» Exercise prompt: Nothing in the records may be left out or altered; reproduce them all exactly.

Plotting code records
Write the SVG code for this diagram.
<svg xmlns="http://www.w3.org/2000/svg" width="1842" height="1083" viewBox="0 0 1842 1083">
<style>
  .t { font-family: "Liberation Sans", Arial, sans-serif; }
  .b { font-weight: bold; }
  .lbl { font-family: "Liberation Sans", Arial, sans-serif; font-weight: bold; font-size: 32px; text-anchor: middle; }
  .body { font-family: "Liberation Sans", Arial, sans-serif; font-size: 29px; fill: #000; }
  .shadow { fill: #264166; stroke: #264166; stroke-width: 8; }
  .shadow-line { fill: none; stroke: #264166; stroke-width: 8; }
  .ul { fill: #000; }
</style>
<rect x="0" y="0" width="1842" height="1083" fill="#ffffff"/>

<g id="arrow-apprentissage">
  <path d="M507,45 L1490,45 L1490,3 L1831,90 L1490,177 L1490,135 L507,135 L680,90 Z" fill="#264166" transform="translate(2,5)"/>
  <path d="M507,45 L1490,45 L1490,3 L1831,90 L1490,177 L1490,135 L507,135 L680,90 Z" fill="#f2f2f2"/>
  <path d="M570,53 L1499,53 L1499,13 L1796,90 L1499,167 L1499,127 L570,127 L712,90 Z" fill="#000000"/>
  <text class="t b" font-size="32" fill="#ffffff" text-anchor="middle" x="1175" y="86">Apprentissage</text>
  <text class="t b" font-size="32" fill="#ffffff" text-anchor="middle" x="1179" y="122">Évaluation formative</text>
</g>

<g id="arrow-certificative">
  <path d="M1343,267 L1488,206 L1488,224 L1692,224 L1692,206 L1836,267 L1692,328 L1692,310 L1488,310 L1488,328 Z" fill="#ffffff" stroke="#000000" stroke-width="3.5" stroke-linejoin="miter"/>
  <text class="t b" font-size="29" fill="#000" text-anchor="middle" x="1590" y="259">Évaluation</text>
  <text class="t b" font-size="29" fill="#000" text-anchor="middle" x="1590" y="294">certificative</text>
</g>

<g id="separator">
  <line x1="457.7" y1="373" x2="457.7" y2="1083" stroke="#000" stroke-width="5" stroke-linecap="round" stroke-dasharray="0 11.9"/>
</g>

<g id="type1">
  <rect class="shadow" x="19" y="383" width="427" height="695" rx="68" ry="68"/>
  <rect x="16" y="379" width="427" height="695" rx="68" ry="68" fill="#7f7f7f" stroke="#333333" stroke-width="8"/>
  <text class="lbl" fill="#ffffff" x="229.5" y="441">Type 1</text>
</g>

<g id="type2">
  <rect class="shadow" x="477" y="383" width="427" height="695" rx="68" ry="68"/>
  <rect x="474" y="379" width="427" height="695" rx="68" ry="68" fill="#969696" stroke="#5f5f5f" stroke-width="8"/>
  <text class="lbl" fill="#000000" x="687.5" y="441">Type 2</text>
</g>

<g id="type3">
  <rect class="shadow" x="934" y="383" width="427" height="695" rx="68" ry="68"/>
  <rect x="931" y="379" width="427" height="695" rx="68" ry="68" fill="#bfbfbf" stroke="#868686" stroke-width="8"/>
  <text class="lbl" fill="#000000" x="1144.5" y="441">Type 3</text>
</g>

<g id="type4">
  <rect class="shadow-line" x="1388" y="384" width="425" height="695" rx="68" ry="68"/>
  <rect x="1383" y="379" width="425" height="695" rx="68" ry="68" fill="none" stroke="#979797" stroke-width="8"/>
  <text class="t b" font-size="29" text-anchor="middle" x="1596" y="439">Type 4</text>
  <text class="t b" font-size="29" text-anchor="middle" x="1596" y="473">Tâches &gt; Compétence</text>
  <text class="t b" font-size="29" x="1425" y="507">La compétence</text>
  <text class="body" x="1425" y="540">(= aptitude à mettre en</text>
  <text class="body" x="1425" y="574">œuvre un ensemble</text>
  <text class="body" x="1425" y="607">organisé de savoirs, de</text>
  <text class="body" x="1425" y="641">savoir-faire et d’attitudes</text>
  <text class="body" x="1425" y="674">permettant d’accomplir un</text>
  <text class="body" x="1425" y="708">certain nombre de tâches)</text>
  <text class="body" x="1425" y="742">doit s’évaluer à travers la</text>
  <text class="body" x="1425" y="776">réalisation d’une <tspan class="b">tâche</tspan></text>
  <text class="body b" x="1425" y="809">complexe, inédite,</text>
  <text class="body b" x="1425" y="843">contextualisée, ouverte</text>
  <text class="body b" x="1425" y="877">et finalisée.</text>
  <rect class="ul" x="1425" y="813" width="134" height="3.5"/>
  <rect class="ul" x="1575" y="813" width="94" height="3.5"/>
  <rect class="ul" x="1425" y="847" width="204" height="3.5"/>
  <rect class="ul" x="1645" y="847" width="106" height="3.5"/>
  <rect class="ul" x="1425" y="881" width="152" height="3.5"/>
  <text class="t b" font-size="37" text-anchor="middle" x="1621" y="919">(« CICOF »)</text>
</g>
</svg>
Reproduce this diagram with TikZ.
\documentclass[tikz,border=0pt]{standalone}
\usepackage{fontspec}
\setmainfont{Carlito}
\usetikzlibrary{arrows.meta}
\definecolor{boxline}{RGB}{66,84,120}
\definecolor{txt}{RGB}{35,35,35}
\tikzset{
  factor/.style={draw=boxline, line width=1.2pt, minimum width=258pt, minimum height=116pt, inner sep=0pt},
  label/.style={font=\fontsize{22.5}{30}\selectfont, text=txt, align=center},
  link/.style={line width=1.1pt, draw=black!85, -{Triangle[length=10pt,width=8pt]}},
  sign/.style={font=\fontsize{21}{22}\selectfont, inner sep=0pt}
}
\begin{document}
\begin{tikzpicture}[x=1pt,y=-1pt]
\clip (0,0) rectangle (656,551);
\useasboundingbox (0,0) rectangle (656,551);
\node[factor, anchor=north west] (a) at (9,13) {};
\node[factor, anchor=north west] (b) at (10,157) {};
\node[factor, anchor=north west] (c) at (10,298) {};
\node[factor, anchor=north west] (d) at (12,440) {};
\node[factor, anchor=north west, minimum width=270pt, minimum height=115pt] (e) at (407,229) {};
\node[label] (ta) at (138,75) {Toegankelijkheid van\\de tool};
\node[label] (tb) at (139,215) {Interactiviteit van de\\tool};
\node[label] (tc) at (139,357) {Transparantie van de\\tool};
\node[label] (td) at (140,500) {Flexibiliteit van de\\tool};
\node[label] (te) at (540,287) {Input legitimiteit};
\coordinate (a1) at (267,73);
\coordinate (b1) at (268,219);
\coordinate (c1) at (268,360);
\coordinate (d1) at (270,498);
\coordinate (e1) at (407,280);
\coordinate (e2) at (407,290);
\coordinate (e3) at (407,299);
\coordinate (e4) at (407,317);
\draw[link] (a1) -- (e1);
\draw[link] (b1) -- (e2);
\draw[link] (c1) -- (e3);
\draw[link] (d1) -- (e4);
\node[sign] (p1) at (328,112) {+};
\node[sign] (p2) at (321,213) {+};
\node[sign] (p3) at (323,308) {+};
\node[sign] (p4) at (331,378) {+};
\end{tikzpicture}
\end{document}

» Response below:
Write the SVG code for this diagram.
<svg xmlns="http://www.w3.org/2000/svg" width="1842" height="1083" viewBox="0 0 1842 1083">
<style>
  .t { font-family: "Liberation Sans", Arial, sans-serif; }
  .b { font-weight: bold; }
  .lbl { font-family: "Liberation Sans", Arial, sans-serif; font-weight: bold; font-size: 32px; text-anchor: middle; }
  .body { font-family: "Liberation Sans", Arial, sans-serif; font-size: 29px; fill: #000; }
  .shadow { fill: #264166; stroke: #264166; stroke-width: 8; }
  .shadow-line { fill: none; stroke: #264166; stroke-width: 8; }
  .ul { fill: #000; }
</style>
<rect x="0" y="0" width="1842" height="1083" fill="#ffffff"/>

<g id="arrow-apprentissage">
  <path d="M507,45 L1490,45 L1490,3 L1831,90 L1490,177 L1490,135 L507,135 L680,90 Z" fill="#264166" transform="translate(2,5)"/>
  <path d="M507,45 L1490,45 L1490,3 L1831,90 L1490,177 L1490,135 L507,135 L680,90 Z" fill="#f2f2f2"/>
  <path d="M570,53 L1499,53 L1499,13 L1796,90 L1499,167 L1499,127 L570,127 L712,90 Z" fill="#000000"/>
  <text class="t b" font-size="32" fill="#ffffff" text-anchor="middle" x="1175" y="86">Apprentissage</text>
  <text class="t b" font-size="32" fill="#ffffff" text-anchor="middle" x="1179" y="122">Évaluation formative</text>
</g>

<g id="arrow-certificative">
  <path d="M1343,267 L1488,206 L1488,224 L1692,224 L1692,206 L1836,267 L1692,328 L1692,310 L1488,310 L1488,328 Z" fill="#ffffff" stroke="#000000" stroke-width="3.5" stroke-linejoin="miter"/>
  <text class="t b" font-size="29" fill="#000" text-anchor="middle" x="1590" y="259">Évaluation</text>
  <text class="t b" font-size="29" fill="#000" text-anchor="middle" x="1590" y="294">certificative</text>
</g>

<g id="separator">
  <line x1="457.7" y1="373" x2="457.7" y2="1083" stroke="#000" stroke-width="5" stroke-linecap="round" stroke-dasharray="0 11.9"/>
</g>

<g id="type1">
  <rect class="shadow" x="19" y="383" width="427" height="695" rx="68" ry="68"/>
  <rect x="16" y="379" width="427" height="695" rx="68" ry="68" fill="#7f7f7f" stroke="#333333" stroke-width="8"/>
  <text class="lbl" fill="#ffffff" x="229.5" y="441">Type 1</text>
</g>

<g id="type2">
  <rect class="shadow" x="477" y="383" width="427" height="695" rx="68" ry="68"/>
  <rect x="474" y="379" width="427" height="695" rx="68" ry="68" fill="#969696" stroke="#5f5f5f" stroke-width="8"/>
  <text class="lbl" fill="#000000" x="687.5" y="441">Type 2</text>
</g>

<g id="type3">
  <rect class="shadow" x="934" y="383" width="427" height="695" rx="68" ry="68"/>
  <rect x="931" y="379" width="427" height="695" rx="68" ry="68" fill="#bfbfbf" stroke="#868686" stroke-width="8"/>
  <text class="lbl" fill="#000000" x="1144.5" y="441">Type 3</text>
</g>

<g id="type4">
  <rect class="shadow-line" x="1388" y="384" width="425" height="695" rx="68" ry="68"/>
  <rect x="1383" y="379" width="425" height="695" rx="68" ry="68" fill="none" stroke="#979797" stroke-width="8"/>
  <text class="t b" font-size="29" text-anchor="middle" x="1596" y="439">Type 4</text>
  <text class="t b" font-size="29" text-anchor="middle" x="1596" y="473">Tâches &gt; Compétence</text>
  <text class="t b" font-size="29" x="1425" y="507">La compétence</text>
  <text class="body" x="1425" y="540">(= aptitude à mettre en</text>
  <text class="body" x="1425" y="574">œuvre un ensemble</text>
  <text class="body" x="1425" y="607">organisé de savoirs, de</text>
  <text class="body" x="1425" y="641">savoir-faire et d’attitudes</text>
  <text class="body" x="1425" y="674">permettant d’accomplir un</text>
  <text class="body" x="1425" y="708">certain nombre de tâches)</text>
  <text class="body" x="1425" y="742">doit s’évaluer à travers la</text>
  <text class="body" x="1425" y="776">réalisation d’une <tspan class="b">tâche</tspan></text>
  <text class="body b" x="1425" y="809">complexe, inédite,</text>
  <text class="body b" x="1425" y="843">contextualisée, ouverte</text>
  <text class="body b" x="1425" y="877">et finalisée.</text>
  <rect class="ul" x="1425" y="813" width="134" height="3.5"/>
  <rect class="ul" x="1575" y="813" width="94" height="3.5"/>
  <rect class="ul" x="1425" y="847" width="204" height="3.5"/>
  <rect class="ul" x="1645" y="847" width="106" height="3.5"/>
  <rect class="ul" x="1425" y="881" width="152" height="3.5"/>
  <text class="t b" font-size="37" text-anchor="middle" x="1621" y="919">(« CICOF »)</text>
</g>
</svg>
Reproduce this diagram with TikZ.
\documentclass[tikz,border=0pt]{standalone}
\usepackage{fontspec}
\setmainfont{Carlito}
\usetikzlibrary{arrows.meta}
\definecolor{boxline}{RGB}{66,84,120}
\definecolor{txt}{RGB}{35,35,35}
\tikzset{
  factor/.style={draw=boxline, line width=1.2pt, minimum width=258pt, minimum height=116pt, inner sep=0pt},
  label/.style={font=\fontsize{22.5}{30}\selectfont, text=txt, align=center},
  link/.style={line width=1.1pt, draw=black!85, -{Triangle[length=10pt,width=8pt]}},
  sign/.style={font=\fontsize{21}{22}\selectfont, inner sep=0pt}
}
\begin{document}
\begin{tikzpicture}[x=1pt,y=-1pt]
\clip (0,0) rectangle (656,551);
\useasboundingbox (0,0) rectangle (656,551);
\node[factor, anchor=north west] (a) at (9,13) {};
\node[factor, anchor=north west] (b) at (10,157) {};
\node[factor, anchor=north west] (c) at (10,298) {};
\node[factor, anchor=north west] (d) at (12,440) {};
\node[factor, anchor=north west, minimum width=270pt, minimum height=115pt] (e) at (407,229) {};
\node[label] (ta) at (138,75) {Toegankelijkheid van\\de tool};
\node[label] (tb) at (139,215) {Interactiviteit van de\\tool};
\node[label] (tc) at (139,357) {Transparantie van de\\tool};
\node[label] (td) at (140,500) {Flexibiliteit van de\\tool};
\node[label] (te) at (540,287) {Input legitimiteit};
\coordinate (a1) at (267,73);
\coordinate (b1) at (268,219);
\coordinate (c1) at (268,360);
\coordinate (d1) at (270,498);
\coordinate (e1) at (407,280);
\coordinate (e2) at (407,290);
\coordinate (e3) at (407,299);
\coordinate (e4) at (407,317);
\draw[link] (a1) -- (e1);
\draw[link] (b1) -- (e2);
\draw[link] (c1) -- (e3);
\draw[link] (d1) -- (e4);
\node[sign] (p1) at (328,112) {+};
\node[sign] (p2) at (321,213) {+};
\node[sign] (p3) at (323,308) {+};
\node[sign] (p4) at (331,378) {+};
\end{tikzpicture}
\end{document}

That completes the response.